市场化改革救中国之公益与市场

访著名财经评论员、《拿什么拯救中国经济》作者 叶檀

叶檀:国家经济主义到目前为止受到的是间接质疑,而非直接讨伐。到目前为止,经济界的遭遇战在国家经济主义的外围进行,主要议题是分配公平与企业效率。

  中国目前是世界经济大国中“国有资产数额最大”、“国有经济比重最大”的国家。改革开放30年,中国实施了推进国有企业改革改制以及国有资产从部分领域退出的政策。但是1978年至2008年间,国有资产仍然实现了约38倍的增长,当然国有经济的比重同时有所下降。

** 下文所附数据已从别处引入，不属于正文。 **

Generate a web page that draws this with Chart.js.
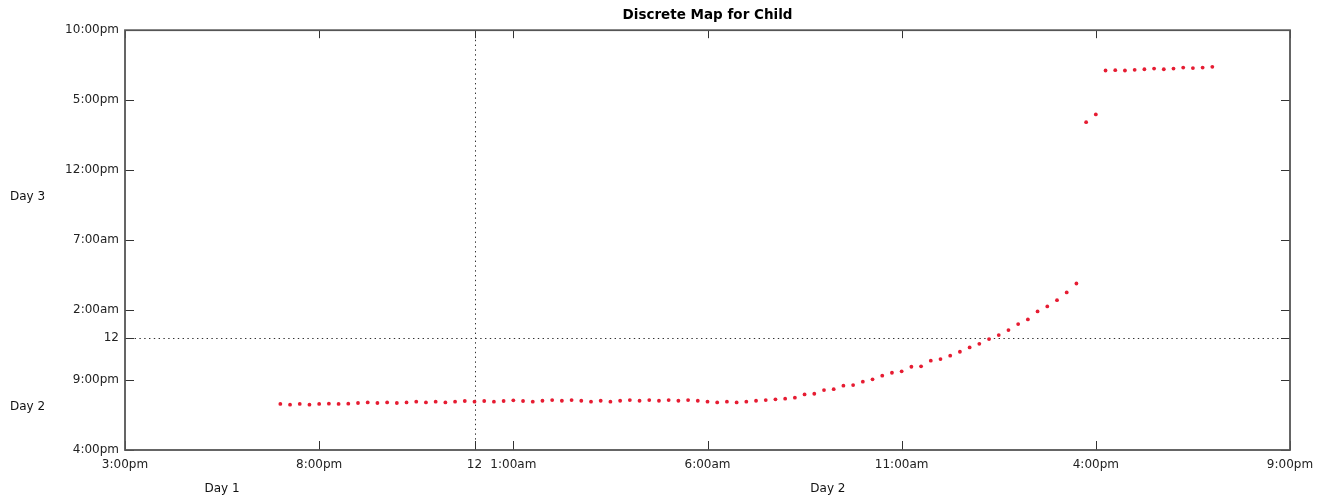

按照文宗瑜提供的数据,到2008年底,国有经济综合比重仍在68%以上。

  目前,非国有资本所占比重较大的主要在两个领域:一是轻工业制造业,约占79%;二是日常生活服务业,包括酒店、餐饮、娱乐、健身、零售等,约占92%。国有资本在五大领域占有绝对的控制力:一是能源、资源、电信、电力、钢铁、航天等领域;二是铁路、公路、水利等基础设施;三是城市公用事业,如水电气、园林、绿化、污水处理、公交等;四是银行、保险、证券,以及报纸杂志出版、电影、电视广播等;五是文教卫生医疗领域。国有资本在这些领域所占比重在90%以上。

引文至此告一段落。